• _Extracted entries_
_____

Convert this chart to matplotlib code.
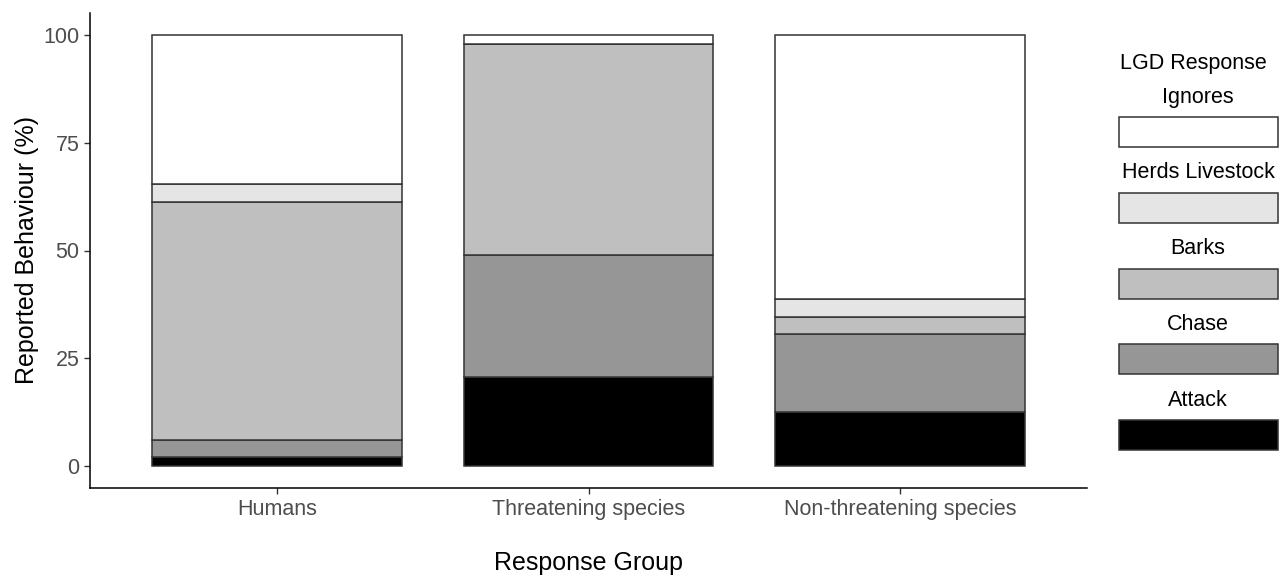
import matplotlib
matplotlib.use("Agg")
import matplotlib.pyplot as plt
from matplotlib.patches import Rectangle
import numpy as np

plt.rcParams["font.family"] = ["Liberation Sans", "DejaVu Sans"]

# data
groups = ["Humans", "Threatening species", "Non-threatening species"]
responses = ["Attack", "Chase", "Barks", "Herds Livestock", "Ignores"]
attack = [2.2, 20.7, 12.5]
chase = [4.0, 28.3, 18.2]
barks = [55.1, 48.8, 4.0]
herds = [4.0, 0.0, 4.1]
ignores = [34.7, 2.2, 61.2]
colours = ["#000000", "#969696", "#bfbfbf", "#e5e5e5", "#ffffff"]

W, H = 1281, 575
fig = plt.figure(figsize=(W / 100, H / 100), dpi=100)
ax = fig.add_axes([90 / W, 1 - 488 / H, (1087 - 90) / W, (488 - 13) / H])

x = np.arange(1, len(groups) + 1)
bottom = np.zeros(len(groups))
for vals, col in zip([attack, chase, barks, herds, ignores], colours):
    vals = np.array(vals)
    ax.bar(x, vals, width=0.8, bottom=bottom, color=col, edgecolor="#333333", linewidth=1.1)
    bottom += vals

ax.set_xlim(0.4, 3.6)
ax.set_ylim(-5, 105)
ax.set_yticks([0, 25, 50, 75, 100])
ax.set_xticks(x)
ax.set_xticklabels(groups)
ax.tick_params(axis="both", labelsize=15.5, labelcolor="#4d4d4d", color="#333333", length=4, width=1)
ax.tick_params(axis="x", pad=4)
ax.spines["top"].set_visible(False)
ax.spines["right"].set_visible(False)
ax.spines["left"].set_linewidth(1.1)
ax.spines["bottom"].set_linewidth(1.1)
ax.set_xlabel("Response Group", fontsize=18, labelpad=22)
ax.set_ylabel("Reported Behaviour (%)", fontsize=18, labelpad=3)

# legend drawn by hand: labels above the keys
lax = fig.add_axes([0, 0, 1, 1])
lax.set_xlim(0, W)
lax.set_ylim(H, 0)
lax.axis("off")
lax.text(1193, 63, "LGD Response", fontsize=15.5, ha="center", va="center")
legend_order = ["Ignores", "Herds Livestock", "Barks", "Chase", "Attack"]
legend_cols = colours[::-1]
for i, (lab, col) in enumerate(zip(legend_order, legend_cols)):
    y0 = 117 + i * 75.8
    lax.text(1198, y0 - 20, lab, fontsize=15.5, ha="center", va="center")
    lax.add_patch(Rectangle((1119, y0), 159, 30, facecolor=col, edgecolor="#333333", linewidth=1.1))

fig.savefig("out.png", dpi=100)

_____

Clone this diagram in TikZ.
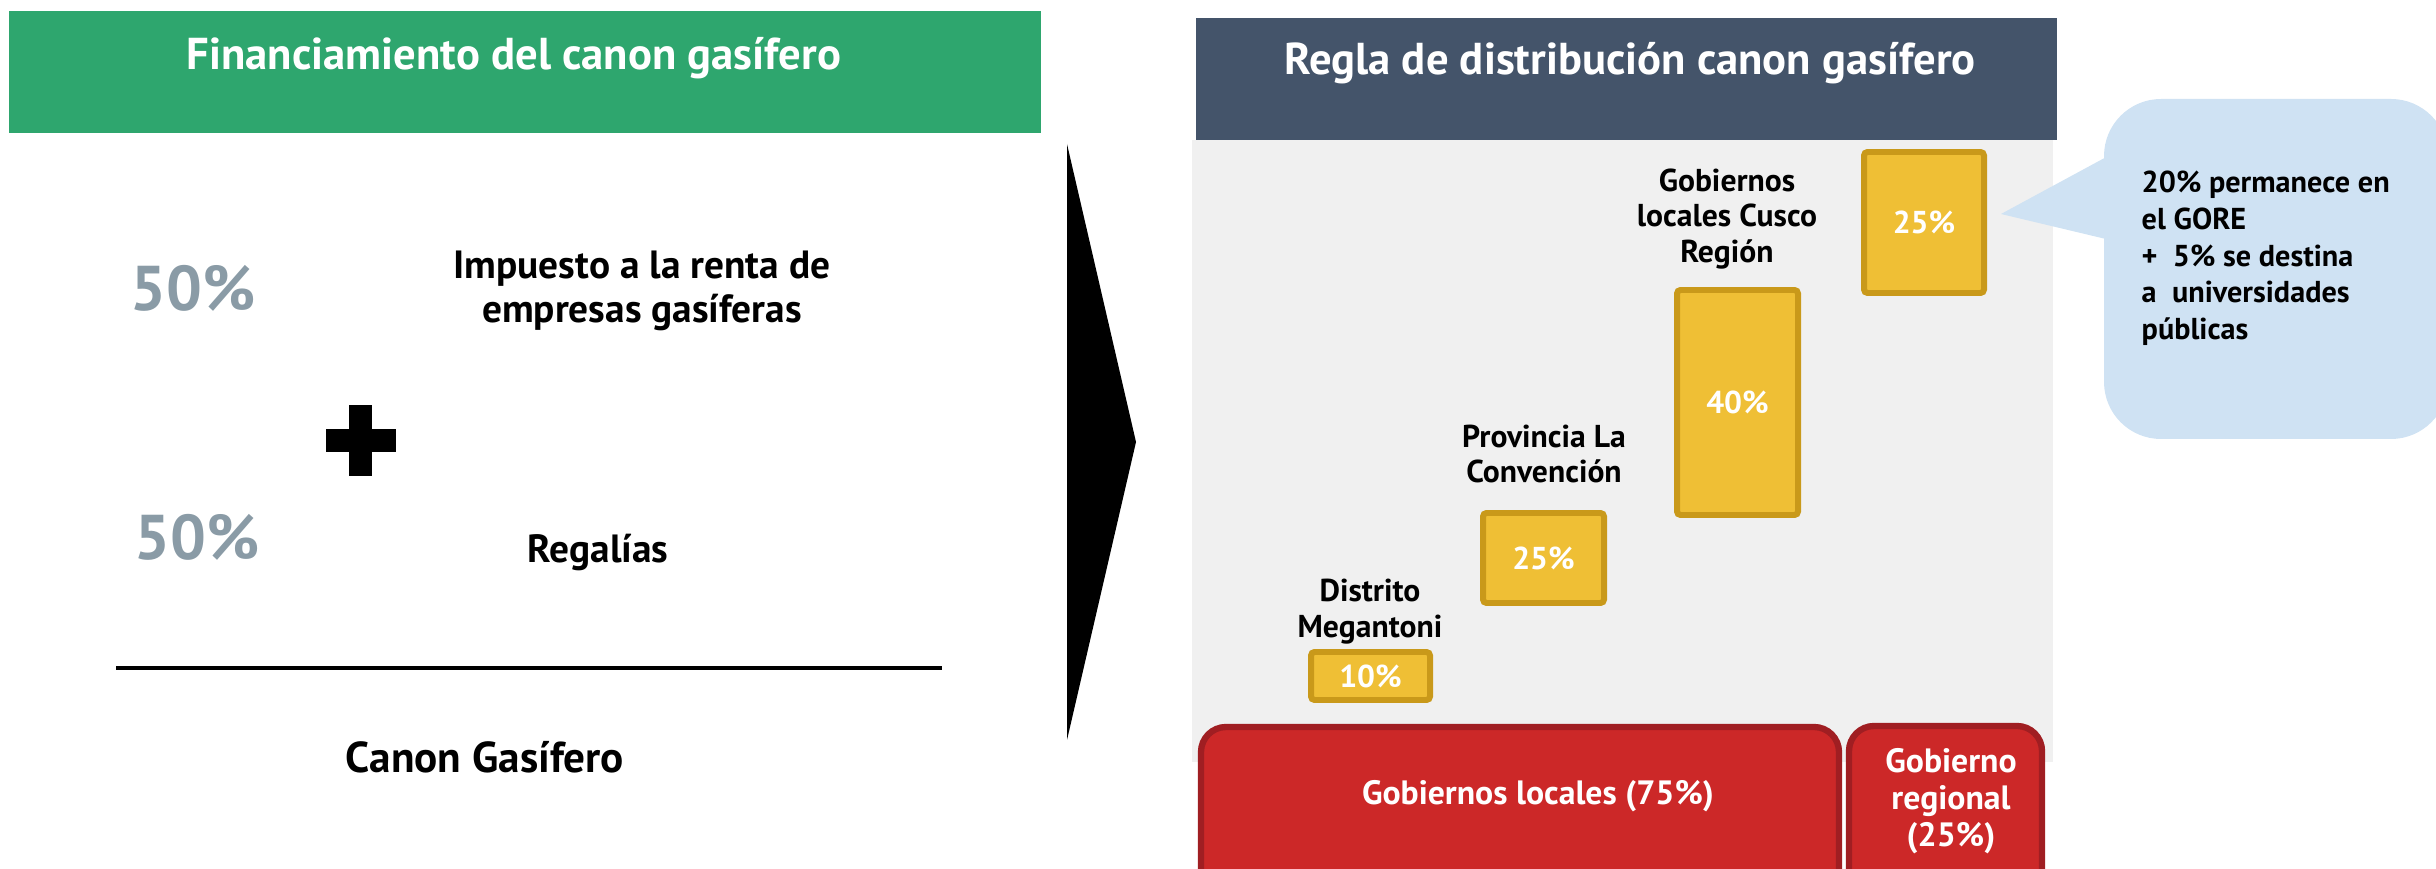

_____

• _Exercise description_
Only lines with the string "this" belong in your answer; copy each one.

• _Reply_
Convert this chart to matplotlib code.
Clone this diagram in TikZ.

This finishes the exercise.